** DIRECTIONS FOR THIS TASK **
Exactly reproduce each line of the listing that follows.

======== GIVEN DATA

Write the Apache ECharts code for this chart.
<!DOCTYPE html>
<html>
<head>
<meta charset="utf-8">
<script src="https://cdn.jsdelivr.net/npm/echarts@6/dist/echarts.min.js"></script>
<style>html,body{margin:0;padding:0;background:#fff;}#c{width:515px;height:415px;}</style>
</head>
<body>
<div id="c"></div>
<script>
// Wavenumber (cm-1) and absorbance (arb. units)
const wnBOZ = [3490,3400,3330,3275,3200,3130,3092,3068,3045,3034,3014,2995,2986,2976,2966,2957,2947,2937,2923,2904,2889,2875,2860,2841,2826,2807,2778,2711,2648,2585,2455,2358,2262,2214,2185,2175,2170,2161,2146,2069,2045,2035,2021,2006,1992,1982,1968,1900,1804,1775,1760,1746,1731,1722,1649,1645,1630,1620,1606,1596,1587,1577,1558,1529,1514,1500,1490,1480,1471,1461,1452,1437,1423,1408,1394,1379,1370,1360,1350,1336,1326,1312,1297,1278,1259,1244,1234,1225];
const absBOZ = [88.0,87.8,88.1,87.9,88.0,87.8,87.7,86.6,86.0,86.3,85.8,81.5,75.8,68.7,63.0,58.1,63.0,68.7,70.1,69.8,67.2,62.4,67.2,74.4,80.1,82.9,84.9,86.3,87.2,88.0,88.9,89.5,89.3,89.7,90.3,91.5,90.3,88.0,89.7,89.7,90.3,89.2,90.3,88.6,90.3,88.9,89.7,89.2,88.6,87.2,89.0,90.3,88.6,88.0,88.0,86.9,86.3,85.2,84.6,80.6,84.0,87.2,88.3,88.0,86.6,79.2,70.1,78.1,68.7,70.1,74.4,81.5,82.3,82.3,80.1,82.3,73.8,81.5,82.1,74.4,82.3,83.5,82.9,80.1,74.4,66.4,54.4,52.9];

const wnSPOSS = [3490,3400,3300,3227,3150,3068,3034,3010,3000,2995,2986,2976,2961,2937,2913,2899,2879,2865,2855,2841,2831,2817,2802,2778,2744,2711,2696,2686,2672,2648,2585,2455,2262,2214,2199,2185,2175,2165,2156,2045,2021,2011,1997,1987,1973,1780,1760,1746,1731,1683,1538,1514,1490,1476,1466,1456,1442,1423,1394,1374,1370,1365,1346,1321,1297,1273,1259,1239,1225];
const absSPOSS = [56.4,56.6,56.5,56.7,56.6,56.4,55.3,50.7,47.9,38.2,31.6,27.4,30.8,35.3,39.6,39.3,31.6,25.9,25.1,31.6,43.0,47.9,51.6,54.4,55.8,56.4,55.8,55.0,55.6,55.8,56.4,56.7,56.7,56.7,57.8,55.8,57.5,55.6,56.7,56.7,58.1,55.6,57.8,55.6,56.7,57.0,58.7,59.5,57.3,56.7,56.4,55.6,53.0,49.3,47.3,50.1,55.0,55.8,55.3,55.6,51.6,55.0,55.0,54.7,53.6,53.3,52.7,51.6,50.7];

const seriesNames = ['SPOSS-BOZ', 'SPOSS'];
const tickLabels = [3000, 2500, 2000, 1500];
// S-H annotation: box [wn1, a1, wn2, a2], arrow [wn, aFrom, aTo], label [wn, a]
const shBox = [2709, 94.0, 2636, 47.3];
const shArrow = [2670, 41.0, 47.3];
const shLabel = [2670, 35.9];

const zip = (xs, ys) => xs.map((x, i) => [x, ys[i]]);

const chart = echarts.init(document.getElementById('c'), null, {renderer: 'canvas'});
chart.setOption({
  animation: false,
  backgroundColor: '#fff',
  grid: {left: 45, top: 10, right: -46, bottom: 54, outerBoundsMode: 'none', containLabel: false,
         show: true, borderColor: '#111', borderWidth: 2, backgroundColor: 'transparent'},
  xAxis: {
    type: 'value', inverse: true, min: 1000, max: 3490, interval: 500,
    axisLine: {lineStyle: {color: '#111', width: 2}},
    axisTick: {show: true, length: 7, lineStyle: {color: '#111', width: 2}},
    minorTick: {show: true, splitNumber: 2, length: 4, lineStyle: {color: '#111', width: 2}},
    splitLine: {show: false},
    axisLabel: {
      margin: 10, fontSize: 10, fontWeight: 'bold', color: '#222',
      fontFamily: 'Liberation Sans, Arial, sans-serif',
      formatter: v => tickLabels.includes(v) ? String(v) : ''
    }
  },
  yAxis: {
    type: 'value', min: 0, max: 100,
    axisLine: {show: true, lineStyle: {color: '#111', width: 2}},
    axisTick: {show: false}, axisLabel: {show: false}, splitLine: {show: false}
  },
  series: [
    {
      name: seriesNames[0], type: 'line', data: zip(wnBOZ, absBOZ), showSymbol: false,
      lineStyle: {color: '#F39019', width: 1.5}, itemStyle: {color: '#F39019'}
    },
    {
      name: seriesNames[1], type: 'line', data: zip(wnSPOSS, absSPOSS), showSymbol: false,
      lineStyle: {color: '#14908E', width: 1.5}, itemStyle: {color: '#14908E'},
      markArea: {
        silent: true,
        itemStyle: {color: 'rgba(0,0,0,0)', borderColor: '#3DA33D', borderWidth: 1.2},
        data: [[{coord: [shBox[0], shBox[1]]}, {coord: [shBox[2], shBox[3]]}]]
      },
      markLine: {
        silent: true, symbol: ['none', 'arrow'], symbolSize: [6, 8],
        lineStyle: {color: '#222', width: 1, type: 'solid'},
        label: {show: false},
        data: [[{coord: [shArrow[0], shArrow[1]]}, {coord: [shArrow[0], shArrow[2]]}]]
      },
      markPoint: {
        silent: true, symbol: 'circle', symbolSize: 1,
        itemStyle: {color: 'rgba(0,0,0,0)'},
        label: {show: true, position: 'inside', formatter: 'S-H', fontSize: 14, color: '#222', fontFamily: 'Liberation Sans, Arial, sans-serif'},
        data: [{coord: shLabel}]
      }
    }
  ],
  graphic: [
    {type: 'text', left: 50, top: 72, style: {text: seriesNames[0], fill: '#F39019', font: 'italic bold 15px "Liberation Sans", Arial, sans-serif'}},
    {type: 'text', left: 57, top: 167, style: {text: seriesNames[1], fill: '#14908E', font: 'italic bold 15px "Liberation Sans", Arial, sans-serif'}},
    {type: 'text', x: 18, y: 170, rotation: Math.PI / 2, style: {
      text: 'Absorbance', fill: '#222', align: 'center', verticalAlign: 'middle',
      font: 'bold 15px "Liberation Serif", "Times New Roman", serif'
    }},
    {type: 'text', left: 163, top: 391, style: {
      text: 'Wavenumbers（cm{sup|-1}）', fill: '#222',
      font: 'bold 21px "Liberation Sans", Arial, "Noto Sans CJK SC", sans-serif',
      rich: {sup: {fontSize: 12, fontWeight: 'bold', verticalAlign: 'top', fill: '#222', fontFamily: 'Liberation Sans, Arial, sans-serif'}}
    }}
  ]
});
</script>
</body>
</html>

================

** WRITTEN RESPONSE **
Write the Apache ECharts code for this chart.
<!DOCTYPE html>
<html>
<head>
<meta charset="utf-8">
<script src="https://cdn.jsdelivr.net/npm/echarts@6/dist/echarts.min.js"></script>
<style>html,body{margin:0;padding:0;background:#fff;}#c{width:515px;height:415px;}</style>
</head>
<body>
<div id="c"></div>
<script>
// Wavenumber (cm-1) and absorbance (arb. units)
const wnBOZ = [3490,3400,3330,3275,3200,3130,3092,3068,3045,3034,3014,2995,2986,2976,2966,2957,2947,2937,2923,2904,2889,2875,2860,2841,2826,2807,2778,2711,2648,2585,2455,2358,2262,2214,2185,2175,2170,2161,2146,2069,2045,2035,2021,2006,1992,1982,1968,1900,1804,1775,1760,1746,1731,1722,1649,1645,1630,1620,1606,1596,1587,1577,1558,1529,1514,1500,1490,1480,1471,1461,1452,1437,1423,1408,1394,1379,1370,1360,1350,1336,1326,1312,1297,1278,1259,1244,1234,1225];
const absBOZ = [88.0,87.8,88.1,87.9,88.0,87.8,87.7,86.6,86.0,86.3,85.8,81.5,75.8,68.7,63.0,58.1,63.0,68.7,70.1,69.8,67.2,62.4,67.2,74.4,80.1,82.9,84.9,86.3,87.2,88.0,88.9,89.5,89.3,89.7,90.3,91.5,90.3,88.0,89.7,89.7,90.3,89.2,90.3,88.6,90.3,88.9,89.7,89.2,88.6,87.2,89.0,90.3,88.6,88.0,88.0,86.9,86.3,85.2,84.6,80.6,84.0,87.2,88.3,88.0,86.6,79.2,70.1,78.1,68.7,70.1,74.4,81.5,82.3,82.3,80.1,82.3,73.8,81.5,82.1,74.4,82.3,83.5,82.9,80.1,74.4,66.4,54.4,52.9];

const wnSPOSS = [3490,3400,3300,3227,3150,3068,3034,3010,3000,2995,2986,2976,2961,2937,2913,2899,2879,2865,2855,2841,2831,2817,2802,2778,2744,2711,2696,2686,2672,2648,2585,2455,2262,2214,2199,2185,2175,2165,2156,2045,2021,2011,1997,1987,1973,1780,1760,1746,1731,1683,1538,1514,1490,1476,1466,1456,1442,1423,1394,1374,1370,1365,1346,1321,1297,1273,1259,1239,1225];
const absSPOSS = [56.4,56.6,56.5,56.7,56.6,56.4,55.3,50.7,47.9,38.2,31.6,27.4,30.8,35.3,39.6,39.3,31.6,25.9,25.1,31.6,43.0,47.9,51.6,54.4,55.8,56.4,55.8,55.0,55.6,55.8,56.4,56.7,56.7,56.7,57.8,55.8,57.5,55.6,56.7,56.7,58.1,55.6,57.8,55.6,56.7,57.0,58.7,59.5,57.3,56.7,56.4,55.6,53.0,49.3,47.3,50.1,55.0,55.8,55.3,55.6,51.6,55.0,55.0,54.7,53.6,53.3,52.7,51.6,50.7];

const seriesNames = ['SPOSS-BOZ', 'SPOSS'];
const tickLabels = [3000, 2500, 2000, 1500];
// S-H annotation: box [wn1, a1, wn2, a2], arrow [wn, aFrom, aTo], label [wn, a]
const shBox = [2709, 94.0, 2636, 47.3];
const shArrow = [2670, 41.0, 47.3];
const shLabel = [2670, 35.9];

const zip = (xs, ys) => xs.map((x, i) => [x, ys[i]]);

const chart = echarts.init(document.getElementById('c'), null, {renderer: 'canvas'});
chart.setOption({
  animation: false,
  backgroundColor: '#fff',
  grid: {left: 45, top: 10, right: -46, bottom: 54, outerBoundsMode: 'none', containLabel: false,
         show: true, borderColor: '#111', borderWidth: 2, backgroundColor: 'transparent'},
  xAxis: {
    type: 'value', inverse: true, min: 1000, max: 3490, interval: 500,
    axisLine: {lineStyle: {color: '#111', width: 2}},
    axisTick: {show: true, length: 7, lineStyle: {color: '#111', width: 2}},
    minorTick: {show: true, splitNumber: 2, length: 4, lineStyle: {color: '#111', width: 2}},
    splitLine: {show: false},
    axisLabel: {
      margin: 10, fontSize: 10, fontWeight: 'bold', color: '#222',
      fontFamily: 'Liberation Sans, Arial, sans-serif',
      formatter: v => tickLabels.includes(v) ? String(v) : ''
    }
  },
  yAxis: {
    type: 'value', min: 0, max: 100,
    axisLine: {show: true, lineStyle: {color: '#111', width: 2}},
    axisTick: {show: false}, axisLabel: {show: false}, splitLine: {show: false}
  },
  series: [
    {
      name: seriesNames[0], type: 'line', data: zip(wnBOZ, absBOZ), showSymbol: false,
      lineStyle: {color: '#F39019', width: 1.5}, itemStyle: {color: '#F39019'}
    },
    {
      name: seriesNames[1], type: 'line', data: zip(wnSPOSS, absSPOSS), showSymbol: false,
      lineStyle: {color: '#14908E', width: 1.5}, itemStyle: {color: '#14908E'},
      markArea: {
        silent: true,
        itemStyle: {color: 'rgba(0,0,0,0)', borderColor: '#3DA33D', borderWidth: 1.2},
        data: [[{coord: [shBox[0], shBox[1]]}, {coord: [shBox[2], shBox[3]]}]]
      },
      markLine: {
        silent: true, symbol: ['none', 'arrow'], symbolSize: [6, 8],
        lineStyle: {color: '#222', width: 1, type: 'solid'},
        label: {show: false},
        data: [[{coord: [shArrow[0], shArrow[1]]}, {coord: [shArrow[0], shArrow[2]]}]]
      },
      markPoint: {
        silent: true, symbol: 'circle', symbolSize: 1,
        itemStyle: {color: 'rgba(0,0,0,0)'},
        label: {show: true, position: 'inside', formatter: 'S-H', fontSize: 14, color: '#222', fontFamily: 'Liberation Sans, Arial, sans-serif'},
        data: [{coord: shLabel}]
      }
    }
  ],
  graphic: [
    {type: 'text', left: 50, top: 72, style: {text: seriesNames[0], fill: '#F39019', font: 'italic bold 15px "Liberation Sans", Arial, sans-serif'}},
    {type: 'text', left: 57, top: 167, style: {text: seriesNames[1], fill: '#14908E', font: 'italic bold 15px "Liberation Sans", Arial, sans-serif'}},
    {type: 'text', x: 18, y: 170, rotation: Math.PI / 2, style: {
      text: 'Absorbance', fill: '#222', align: 'center', verticalAlign: 'middle',
      font: 'bold 15px "Liberation Serif", "Times New Roman", serif'
    }},
    {type: 'text', left: 163, top: 391, style: {
      text: 'Wavenumbers（cm{sup|-1}）', fill: '#222',
      font: 'bold 21px "Liberation Sans", Arial, "Noto Sans CJK SC", sans-serif',
      rich: {sup: {fontSize: 12, fontWeight: 'bold', verticalAlign: 'top', fill: '#222', fontFamily: 'Liberation Sans, Arial, sans-serif'}}
    }}
  ]
});
</script>
</body>
</html>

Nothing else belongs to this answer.